This all begs the question, how much AP does characters have? All characters begin games with 20 AP. This can increase as you play. At the end of every adventure, the player gets 1 Reputation Point. Players start at Reputation 1. Each Reputation level costs a set number of Reputation Points and brings with it benefits (like 5 additional AP, additional skill level, etc.).

Character creation is straightforward. Pick one of the eight species, which gives you a skill. Then you go through a process of choosing a background, education, career before being a bounty hunter, and why you became a bounty hunter. Each of these choices provides a specific skill. Note that skills levels are not needed. You either possess the skill or you do not.

You then choose an ability. This is a feat or talent that provides a bonus of some sort. For example, the Die Hard ability lets a character who reaches 0 AP to regain 5 AP once per day. Others provide more damage (usually once per scene), night vision, and so on.

The game treats starships with relative ease. Combat and piloting them are no different than regular combat or completing other tasks. Ships have a Power Pool (PP), which are the analogue to AP. While using AP to pilot, shoot the guns, etc., still applies, PP factors in on damage done to the ship, how the individual components (like scanners, life support, etc.) function, and so on. The size of the ship determines how much PP it has, which is then allocated to the components that ship has. These can be shifted around using some skills, which improves the effectiveness of the component.

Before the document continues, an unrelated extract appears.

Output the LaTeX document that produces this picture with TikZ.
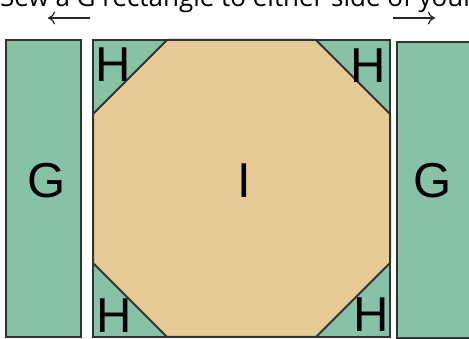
\documentclass[tikz,border=0pt]{standalone}
\usepackage{fontspec}
\usetikzlibrary{arrows.meta}
\setmainfont{Liberation Sans}
\newfontfamily\captfont{Open Sans}
\definecolor{qgreen}{HTML}{88C2A6}
\definecolor{qtan}{HTML}{E6CA96}
\definecolor{qline}{HTML}{333333}
\begin{document}
\begin{tikzpicture}[x=1pt,y=-1pt,
  patch/.style={draw=qline,line width=2pt,line join=miter},
  lbl/.style={font=\fontsize{49}{49}\selectfont,text=black,inner sep=0pt,anchor=base},
  arr/.style={-{To[length=7pt,width=13pt]},line width=1.2pt,color=black!85}]
\useasboundingbox (0,0) rectangle (469,339);
\clip (0,0) rectangle (469,339);
% caption
\node[anchor=base west,inner sep=0pt,font=\captfont\fontsize{26}{26}\selectfont] (cap) at (0,7) {Sew a G rectangle to either side of your};
\coordinate (la1) at (90,18);
\coordinate (la2) at (48,18);
\coordinate (ra1) at (393,18);
\coordinate (ra2) at (435,18);
\draw[arr] (la1) -- (la2);
\draw[arr] (ra1) -- (ra2);
% left G
\draw[patch,fill=qgreen] (6,40) rectangle (81,337);
\node[lbl] (gl) at (46.5,198) {G};
% right G
\draw[patch,fill=qgreen] (397,42) rectangle (480,338);
\node[lbl] (gr) at (433,198) {G};
% centre block
\draw[patch,fill=qgreen] (93,40) rectangle (390,337);
\draw[patch,fill=qtan] (167,40) -- (316,40) -- (390,114) -- (390,263) -- (316,337) -- (167,337) -- (93,263) -- (93,114) -- cycle;
\draw[patch] (93,40) rectangle (390,337);
\node[lbl] (i) at (244.5,198) {I};
\node[lbl] (h1) at (113,82) {H};
\node[lbl] (h2) at (368.5,83) {H};
\node[lbl] (h3) at (114,333) {H};
\node[lbl] (h4) at (371,332) {H};
\end{tikzpicture}
\end{document}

The core rules also provide a number of enemies and monsters the characters will encounter, but given the dice-less nature of the game, what is most important are the number of APs that enemy has. This can then be dialed up or down depending on the threat level of the enemy. In other words, it is very easy to re-skin these enemies for different enemies or create a quick one on the fly.

My omnibus addition of the game includes setting information that goes into a bit more detail about the specific species, the technology, and the Huntari Region of space. A number of factions and star systems are fleshed out. The book ends with a short introductory adventure.

This is a straightforward game to play and craft stories in. For those looking for a quick and easy system to play in along with a good starter setting, Bounty Hunter may be the game for you. The question that I have wrestled with the entire time is: Do I like the diceless system?

First, I think the approach taken here works from a mechanics standpoint. The players are entrusted with full control over their characters, their actions, and how the choose to spend action points. The game even injects methods for ensure tension in the decisions (you have five seconds to decide). 

Second, while nearly every RPG contains an element of resource management, Bounty Hunter is only about resource management (if we’re talking only mechanics here). Yes, in Twilight: 2000, managing your ammo, fuel, and food is necessary to get the full experience. In Free League’s upcoming rule set, players also need to manage the number of actions they perform; however, this feels very much like a traditional game. 

Third, I like the random element of the dice, and eliminating that random component was a design decision in making Bounty Hunter. Yes, players will make bad die rolls and fail when they probably should have succeeded, but I think that creates opportunities for interesting story telling that comes from outside the players or GM’s minds. We have to frame the story around those random results. Frankly, some of my best memories playing RPGs are when the players take a gamble or are in a tight spot and collect their dice, shake them in their hands, and roll them.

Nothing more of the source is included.